Wow, it's so hard to think of anything to write today, in light of the tragedy in Connecticut. As I was driving home from work yesterday, I heard interviews on NPR with the teachers.I wanted to cry but I didn't want to wreck the car.
The last time I taught anything was in 2007 when I taught first graders in Vacation Bible School. They were so precious. Michael had just come home, and he was the same size as most of my first graders. He hated to leave me all morning, but he was in the third grade class and Alesia was in there as a teacher's aide, and was translating for him.
This is Michael during that time.
I wish the news media would leave all those children that lived through this tragedy completely alone. Those children have a long road ahead of healing. I'm sure many of them have Post Traumatic Stress Disorder. Children can have that too, it's not just soldiers that get it.
I've shared here how Michael lost his hand, due to frostbite after a severe beating. That such brutality was inflicted on a little 5 year old is tough to imagine and I don't want to think of it.The only good thing about it was that there was an article about it in the paper, and the memory of it, even three years later, is what prompted the assistant principal of the orphanage to get Michael out of the shelter and to the big orphanage where she worked. As orphanages go, the Regional Boarding School in Petropavlovsk isn't too bad. Michael spent two years there before I adopted him. So out of evil, ultimately, my son was rescued.

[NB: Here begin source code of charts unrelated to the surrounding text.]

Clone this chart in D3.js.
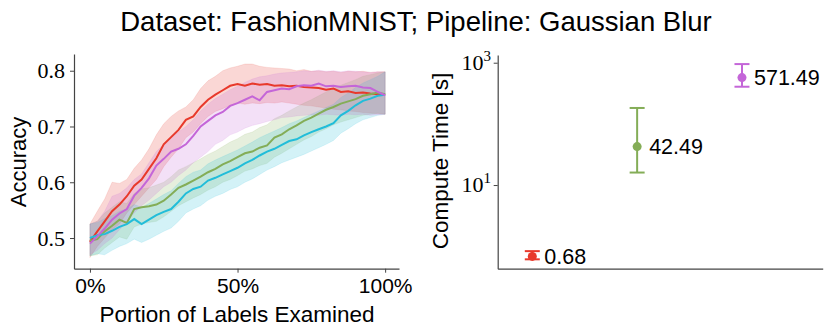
<!DOCTYPE html>
<html lang="en">
  <head>
    <meta charset="UTF-8" />
    <title>FashionMNIST - Gaussian Blur</title>
    <script src="https://d3js.org/d3.v7.min.js"></script>
    <style>
      * {
        margin: 0;
        padding: 0;
      }
      body {
        background: #fff;
      }
      .domain {
        stroke: #444;
        stroke-width: 1.2;
      }
      .tick line {
        stroke: #444;
        stroke-width: 1;
      }
    </style>
  </head>
  <body>
    <div id="svgContainer"></div>
    <script>
      // x positions (portion of labels examined)
      const portion = d3.range(41).map((i) => i * 0.025);

      // mean accuracy per method
      const redMean = [0.493, 0.512, 0.53, 0.548, 0.56, 0.575, 0.594, 0.605, 0.624, 0.643, 0.668, 0.681, 0.694, 0.712, 0.718, 0.735, 0.748, 0.757, 0.765, 0.773, 0.776, 0.773, 0.777, 0.775, 0.776, 0.773, 0.774, 0.772, 0.773, 0.771, 0.77, 0.769, 0.766, 0.768, 0.762, 0.763, 0.76, 0.761, 0.759, 0.758, 0.757];
      const redHi = [0.525, 0.548, 0.57, 0.6, 0.598, 0.605, 0.625, 0.64, 0.66, 0.685, 0.705, 0.718, 0.728, 0.735, 0.748, 0.768, 0.782, 0.79, 0.8, 0.805, 0.808, 0.812, 0.812, 0.808, 0.806, 0.805, 0.804, 0.803, 0.8, 0.802, 0.799, 0.8, 0.798, 0.799, 0.797, 0.799, 0.798, 0.799, 0.797, 0.798, 0.798];
      const redLo = [0.465, 0.485, 0.5, 0.515, 0.525, 0.545, 0.56, 0.575, 0.59, 0.605, 0.628, 0.645, 0.66, 0.68, 0.69, 0.705, 0.718, 0.727, 0.732, 0.738, 0.742, 0.74, 0.742, 0.741, 0.743, 0.742, 0.744, 0.742, 0.74, 0.738, 0.737, 0.735, 0.733, 0.731, 0.73, 0.728, 0.727, 0.725, 0.724, 0.723, 0.722];

      const purpleMean = [0.49, 0.503, 0.517, 0.533, 0.544, 0.552, 0.576, 0.59, 0.607, 0.63, 0.642, 0.655, 0.66, 0.668, 0.683, 0.7, 0.71, 0.72, 0.726, 0.737, 0.742, 0.748, 0.754, 0.747, 0.762, 0.765, 0.768, 0.767, 0.772, 0.774, 0.773, 0.777, 0.772, 0.773, 0.771, 0.772, 0.773, 0.77, 0.769, 0.762, 0.756];
      const purpleHi = [0.525, 0.53, 0.548, 0.575, 0.58, 0.59, 0.605, 0.615, 0.635, 0.655, 0.668, 0.682, 0.69, 0.7, 0.712, 0.728, 0.74, 0.75, 0.758, 0.766, 0.772, 0.779, 0.785, 0.789, 0.791, 0.794, 0.796, 0.797, 0.798, 0.8, 0.799, 0.801, 0.799, 0.8, 0.798, 0.8, 0.799, 0.798, 0.797, 0.798, 0.798];
      const purpleLo = [0.47, 0.478, 0.49, 0.5, 0.515, 0.53, 0.545, 0.558, 0.568, 0.58, 0.592, 0.6, 0.612, 0.622, 0.635, 0.645, 0.655, 0.668, 0.675, 0.685, 0.69, 0.697, 0.702, 0.705, 0.709, 0.712, 0.716, 0.717, 0.719, 0.72, 0.721, 0.72, 0.722, 0.721, 0.72, 0.722, 0.721, 0.722, 0.72, 0.721, 0.722];

      const greenMean = [0.495, 0.498, 0.512, 0.522, 0.533, 0.527, 0.552, 0.555, 0.557, 0.56, 0.567, 0.578, 0.59, 0.596, 0.603, 0.61, 0.618, 0.624, 0.632, 0.638, 0.645, 0.652, 0.655, 0.662, 0.666, 0.68, 0.686, 0.695, 0.702, 0.71, 0.716, 0.723, 0.73, 0.735, 0.741, 0.745, 0.749, 0.755, 0.758, 0.761, 0.758];
      const greenHi = [0.525, 0.53, 0.545, 0.555, 0.565, 0.562, 0.58, 0.588, 0.59, 0.595, 0.6, 0.61, 0.622, 0.628, 0.635, 0.642, 0.65, 0.656, 0.664, 0.672, 0.678, 0.686, 0.69, 0.698, 0.703, 0.714, 0.72, 0.728, 0.735, 0.742, 0.748, 0.755, 0.762, 0.768, 0.774, 0.779, 0.784, 0.79, 0.793, 0.796, 0.798];
      const greenLo = [0.468, 0.47, 0.482, 0.492, 0.502, 0.498, 0.52, 0.525, 0.528, 0.53, 0.538, 0.548, 0.558, 0.565, 0.572, 0.578, 0.586, 0.592, 0.6, 0.605, 0.612, 0.62, 0.624, 0.63, 0.634, 0.645, 0.652, 0.66, 0.668, 0.676, 0.682, 0.69, 0.696, 0.703, 0.708, 0.712, 0.716, 0.72, 0.722, 0.724, 0.722];

      const cyanMean = [0.5, 0.505, 0.507, 0.513, 0.52, 0.525, 0.534, 0.525, 0.533, 0.541, 0.547, 0.552, 0.565, 0.58, 0.588, 0.592, 0.603, 0.608, 0.614, 0.62, 0.626, 0.634, 0.64, 0.648, 0.655, 0.66, 0.667, 0.674, 0.677, 0.684, 0.69, 0.695, 0.7, 0.706, 0.72, 0.728, 0.738, 0.746, 0.75, 0.755, 0.757];
      const cyanHi = [0.525, 0.528, 0.535, 0.54, 0.548, 0.552, 0.56, 0.555, 0.562, 0.57, 0.578, 0.585, 0.598, 0.61, 0.618, 0.622, 0.633, 0.64, 0.646, 0.652, 0.658, 0.665, 0.672, 0.68, 0.686, 0.692, 0.698, 0.705, 0.71, 0.716, 0.722, 0.728, 0.734, 0.74, 0.752, 0.76, 0.77, 0.778, 0.784, 0.79, 0.798];
      const cyanLo = [0.468, 0.472, 0.47, 0.478, 0.485, 0.49, 0.498, 0.492, 0.498, 0.505, 0.512, 0.518, 0.53, 0.545, 0.552, 0.558, 0.568, 0.575, 0.58, 0.587, 0.592, 0.6, 0.606, 0.614, 0.622, 0.628, 0.635, 0.64, 0.645, 0.65, 0.656, 0.662, 0.668, 0.675, 0.688, 0.696, 0.705, 0.712, 0.716, 0.72, 0.722];

      // compute time (seconds) for three methods
      const timeMethods = ["red", "green", "purple"];
      const timeMean = [0.68, 42.49, 571.49];
      const timeLo = [0.61, 16, 405];
      const timeHi = [0.83, 182, 950];

      const xTicks = [0, 0.5, 1];
      const xTickLabels = ["0%", "50%", "100%"];
      const yTicks = [0.5, 0.6, 0.7, 0.8];
      const logTicks = [10, 1000];

      const colors = {
        red: "#e8392b",
        purple: "#c466d8",
        green: "#84ad57",
        cyan: "#22bdd9",
      };

      const series = [
        { key: "red", mean: redMean, lo: redLo, hi: redHi },
        { key: "green", mean: greenMean, lo: greenLo, hi: greenHi },
        { key: "cyan", mean: cyanMean, lo: cyanLo, hi: cyanHi },
        { key: "purple", mean: purpleMean, lo: purpleLo, hi: purpleHi },
      ];

      const width = 831;
      const height = 336;
      const sansFont = "'Liberation Sans', Arial, sans-serif";
      const serifFont = "'Liberation Serif', 'DejaVu Serif', serif";

      let svg = d3
        .select("#svgContainer")
        .append("svg")
        .attr("width", width)
        .attr("height", height);

      // title
      svg
        .append("text")
        .attr("x", 416)
        .attr("y", 31)
        .attr("text-anchor", "middle")
        .style("font-family", sansFont)
        .style("font-size", "27.5px")
        .text("Dataset: FashionMNIST; Pipeline: Gaussian Blur");

      /* ---------- left panel: accuracy curves ---------- */
      const xScale = d3.scaleLinear().domain([-0.054, 1.047]).range([74, 399]);
      const yScale = d3.scaleLinear().domain([0.445, 0.83]).range([268.7, 54]);

      let left = svg.append("g");

      const area = d3
        .area()
        .x((d) => xScale(d.t))
        .y0((d) => yScale(d.lo))
        .y1((d) => yScale(d.hi));

      const line = d3
        .line()
        .x((d) => xScale(d.t))
        .y((d) => yScale(d.m));

      series.forEach((s) => {
        let pts = portion.map((t, i) => ({
          t: t,
          m: s.mean[i],
          lo: s.lo[i],
          hi: s.hi[i],
        }));
        left
          .append("path")
          .datum(pts)
          .attr("d", area)
          .attr("fill", colors[s.key])
          .attr("fill-opacity", 0.2)
          .attr("stroke", colors[s.key])
          .attr("stroke-opacity", 0.15)
          .attr("stroke-width", 0.8);
      });
      series.forEach((s) => {
        let pts = portion.map((t, i) => ({ t: t, m: s.mean[i] }));
        left
          .append("path")
          .datum(pts)
          .attr("d", line)
          .attr("fill", "none")
          .attr("stroke", colors[s.key])
          .attr("stroke-width", 2);
      });

      let xAxisG = left
        .append("g")
        .attr("transform", "translate(0,268.7)")
        .call(
          d3
            .axisBottom(xScale)
            .tickValues(xTicks)
            .tickFormat((d, i) => xTickLabels[i])
            .tickSize(4)
            .tickSizeOuter(0)
            .tickPadding(5)
        );
      xAxisG
        .selectAll("text")
        .style("font-family", sansFont)
        .style("font-size", "21px")
        .attr("fill", "#000");

      let yAxisG = left
        .append("g")
        .attr("transform", "translate(74,0)")
        .call(
          d3
            .axisLeft(yScale)
            .tickValues(yTicks)
            .tickFormat(d3.format(".1f"))
            .tickSize(4)
            .tickSizeOuter(0)
            .tickPadding(5)
        );
      yAxisG
        .selectAll("text")
        .style("font-family", serifFont)
        .style("font-size", "22px")
        .attr("fill", "#000");

      svg
        .append("text")
        .attr("x", 237)
        .attr("y", 322)
        .attr("text-anchor", "middle")
        .style("font-family", sansFont)
        .style("font-size", "22.5px")
        .text("Portion of Labels Examined");

      svg
        .append("text")
        .attr("transform", "translate(26,162) rotate(-90)")
        .attr("text-anchor", "middle")
        .style("font-family", sansFont)
        .style("font-size", "22px")
        .text("Accuracy");

      /* ---------- right panel: compute time ---------- */
      const xCat = d3.scaleLinear().domain([-0.33, 2.77]).range([497.7, 822.7]);
      const yLog = d3.scaleLog().domain([0.4285, 1337]).range([268.7, 55]);

      let right = svg.append("g");

      let rAxisX = right
        .append("g")
        .attr("transform", "translate(0,268.7)")
        .call(d3.axisBottom(xCat).tickValues([]).tickSizeOuter(0));

      let rAxisY = right
        .append("g")
        .attr("transform", "translate(497.7,0)")
        .call(
          d3
            .axisLeft(yLog)
            .tickValues(logTicks)
            .tickFormat("")
            .tickSize(4)
            .tickSizeOuter(0)
        );

      // 10^n labels
      logTicks.forEach((v) => {
        let t = right
          .append("text")
          .attr("x", 491)
          .attr("y", yLog(v) + 7)
          .attr("text-anchor", "end")
          .style("font-family", serifFont)
          .style("font-size", "22px");
        t.append("tspan").text("10");
        t.append("tspan")
          .attr("dy", -9)
          .style("font-size", "15px")
          .text(Math.round(Math.log10(v)));
      });

      let pointG = right
        .selectAll("g.pt")
        .data(timeMethods)
        .join("g")
        .attr("class", "pt");

      pointG
        .append("line")
        .attr("x1", (d, i) => xCat(i))
        .attr("x2", (d, i) => xCat(i))
        .attr("y1", (d, i) => yLog(timeLo[i]))
        .attr("y2", (d, i) => yLog(timeHi[i]))
        .attr("stroke", (d) => colors[d])
        .attr("stroke-width", 2);

      [timeLo, timeHi].forEach((arr) => {
        pointG
          .append("line")
          .attr("x1", (d, i) => xCat(i) - 7.5)
          .attr("x2", (d, i) => xCat(i) + 7.5)
          .attr("y1", (d, i) => yLog(arr[i]))
          .attr("y2", (d, i) => yLog(arr[i]))
          .attr("stroke", (d) => colors[d])
          .attr("stroke-width", 2);
      });

      pointG
        .append("circle")
        .attr("cx", (d, i) => xCat(i))
        .attr("cy", (d, i) => yLog(timeMean[i]))
        .attr("r", 4.5)
        .attr("fill", (d) => colors[d]);

      pointG
        .append("text")
        .attr("x", (d, i) => xCat(i) + 12)
        .attr("y", (d, i) => yLog(timeMean[i]) + 7.5)
        .style("font-family", sansFont)
        .style("font-size", "21.5px")
        .text((d, i) => timeMean[i].toFixed(2));

      svg
        .append("text")
        .attr("transform", "translate(448,161) rotate(-90)")
        .attr("text-anchor", "middle")
        .style("font-family", sansFont)
        .style("font-size", "22.5px")
        .text("Compute Time [s]");
    </script>
  </body>
</html>
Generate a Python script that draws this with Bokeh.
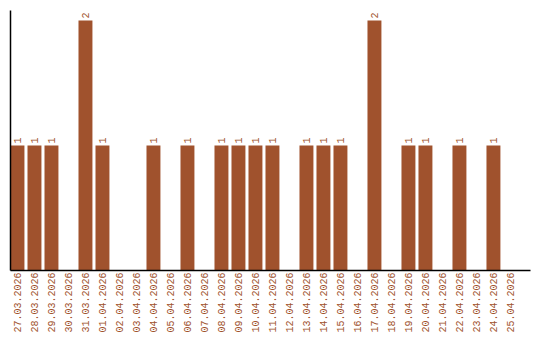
import math
from bokeh.plotting import figure
from bokeh.models import ColumnDataSource, Range1d, FixedTicker
from bokeh.core.properties import value
from bokeh.embed import file_html
from bokeh.resources import INLINE

dates = ["27.03.2026", "28.03.2026", "29.03.2026", "30.03.2026", "31.03.2026",
         "01.04.2026", "02.04.2026", "03.04.2026", "04.04.2026", "05.04.2026",
         "06.04.2026", "07.04.2026", "08.04.2026", "09.04.2026", "10.04.2026",
         "11.04.2026", "12.04.2026", "13.04.2026", "14.04.2026", "15.04.2026",
         "16.04.2026", "17.04.2026", "18.04.2026", "19.04.2026", "20.04.2026",
         "21.04.2026", "22.04.2026", "23.04.2026", "24.04.2026", "25.04.2026"]
counts = [1, 1, 1, 0, 2, 1, 0, 0, 1, 0, 1, 0, 1, 1, 1, 1, 0, 1, 1, 1,
          0, 2, 0, 1, 1, 0, 1, 0, 1, 0]

COLOR = "#A0522D"
FONT = "Liberation Mono"

idx = list(range(len(dates)))
src = ColumnDataSource(dict(x=idx, y=counts))
lab_src = ColumnDataSource(dict(
    x=[i for i, c in zip(idx, counts) if c > 0],
    y=[c for c in counts if c > 0],
    t=[str(c) for c in counts if c > 0]))

p = figure(width=540, height=340, x_range=Range1d(-0.41, 30.18),
           y_range=Range1d(0, 2.08), output_backend="svg", toolbar_location=None,
           min_border_left=10, min_border_right=10, min_border_top=10, min_border_bottom=70)
p.outline_line_color = None
p.grid.visible = False
p.background_fill_color = "white"

p.vbar(x="x", top="y", width=0.82, source=src, fill_color=COLOR, line_color=None)
p.text(x="x", y="y", text="t", source=lab_src, angle=math.pi / 2,
       text_align="left", text_baseline="middle", y_offset=-2,
       text_font=value(FONT), text_font_size="10px", text_color=COLOR)

xa = p.xaxis[0]
xa.ticker = FixedTicker(ticks=idx)
xa.major_label_overrides = {i: d for i, d in zip(idx, dates)}
xa.major_label_orientation = math.pi / 2
xa.major_label_text_font = FONT
xa.major_label_text_font_size = "10px"
xa.major_label_text_color = COLOR
xa.major_tick_line_color = None
xa.minor_tick_line_color = None
xa.major_tick_out = 0
xa.major_tick_in = 0
xa.major_label_standoff = 2
xa.axis_line_color = "black"
xa.axis_line_width = 1.5

ya = p.yaxis[0]
ya.ticker = FixedTicker(ticks=[])
ya.major_tick_line_color = None
ya.minor_tick_line_color = None
ya.major_label_standoff = 0
ya.axis_line_color = "black"
ya.axis_line_width = 1.5

open("out.html", "w").write(file_html(p, INLINE))
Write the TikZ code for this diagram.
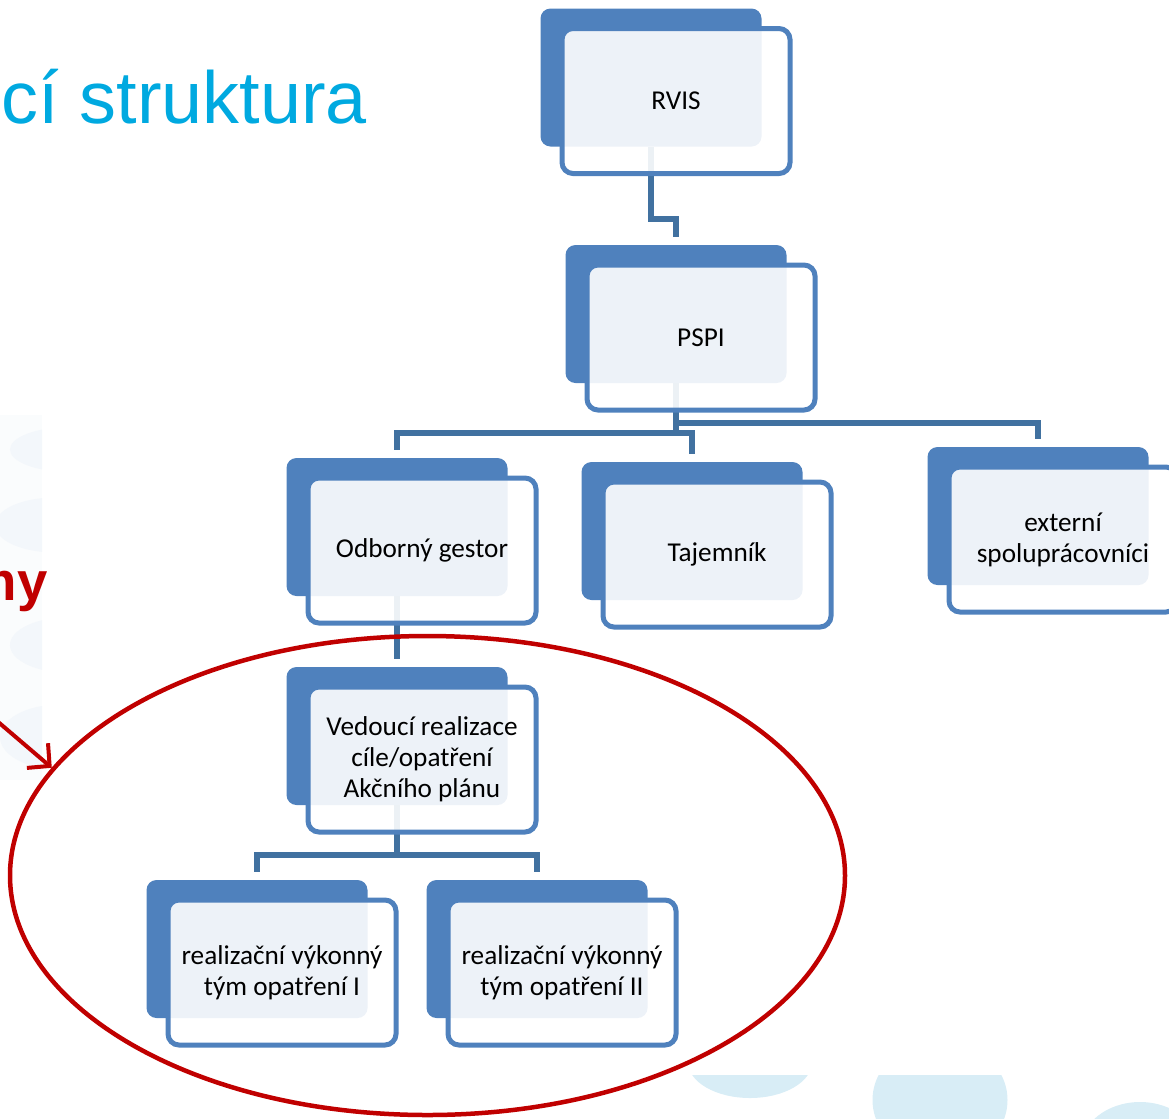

Here's a message for everyone, though.
Michael survived a terrible, senseless tragedy. He has to live with the consequences every day of his life.
BUT
He has no memory of what happened that day. None. This is how God helps to heal us. He cannot stop evil. He can help us heal, though.
It's for the grownups to remember, and to try and prevent that same tragedy from ever happening again.
One of my many prayers is that the children who survived the horror of yesterday will heal and thrive as much as my son has healed.